Even in our most celebratory, life-giving moments, there will be something that remains broken—an unfulfilled longing, a pang of sadness, a desire for something just out of reach.
Every time we attend a wedding, there is the possibility of broken glass in the parking lot.
So what do we do about this? Is it really as bleak as it sounds?
Here’s what we are invited to do: Live fully within each of the moments.
In moments of joy, revel in the joy. Breathe deeply, take it all in. Be grateful that you have a reason to celebrate—that your heart beats and your life marches on.
In moments of pain, do not shy away from feeling what you feel. Own the pain, and name the sorrow.
It should also be said that in moments of pain we often discover the strength of our friendships. As we stood in the parking lot on that cold night filing a police report, our good friends Brian and Chandra stood with us, providing comfort and solidarity. In the past few months, I have experienced several of these kinds of moments, and I have never felt as if I were standing alone in the cold. Caroline and I have amazing friends, and we knew that long before our car was burglarized.
I wish I lived in a world where cars didn’t get broken into and people were always kind to one another.
But I don’t.
So the best I can do is contribute to the good and acknowledge the bad. I can celebrate with others as they get married, have babies, receive promotions at work, and find love in their lives.

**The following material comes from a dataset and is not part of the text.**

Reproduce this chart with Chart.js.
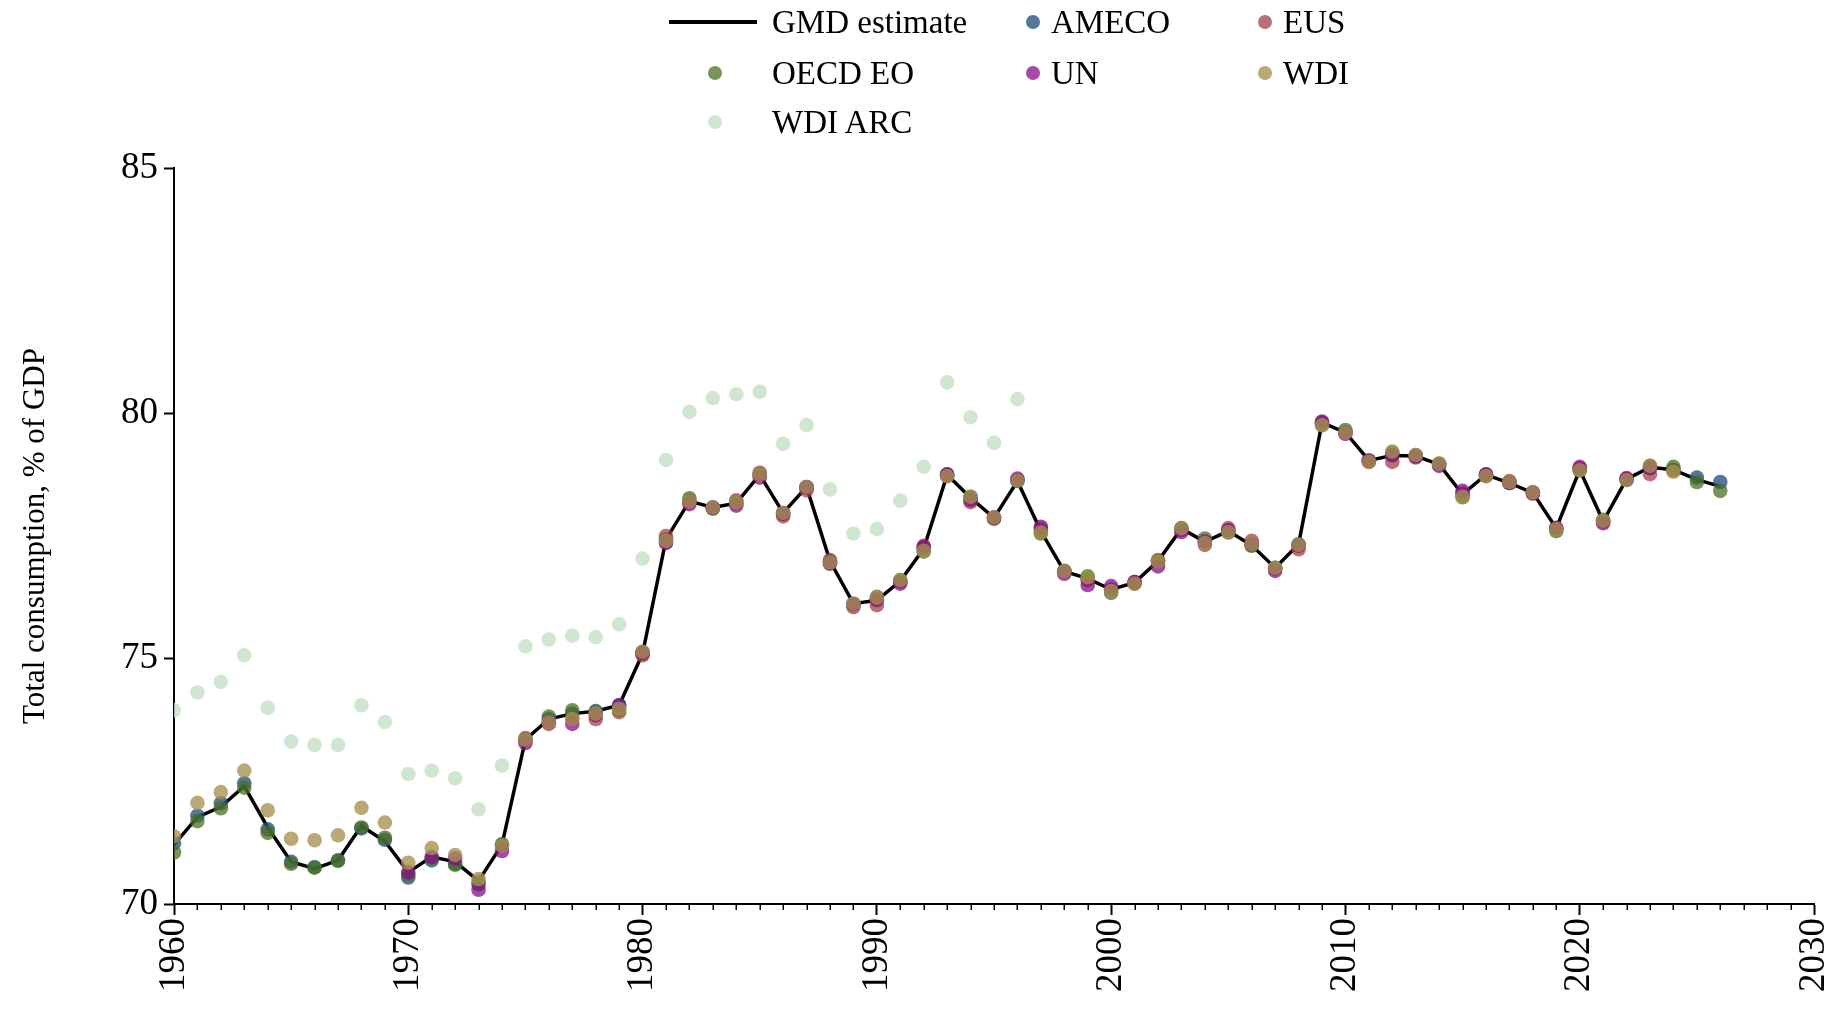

I can also stand in the cold with others as they endure the pain that life sometimes brings—I can be the kind of friend that reminds other people that they are not alone.
So in joy and in sorrow, may we celebrate our own humanity, and may we be the kinds of people who respond to all situations in ways that will make the world a better place.
What do you think? Has it been your experience that there are appropriate ways to respond to both good and bad circumstances in life?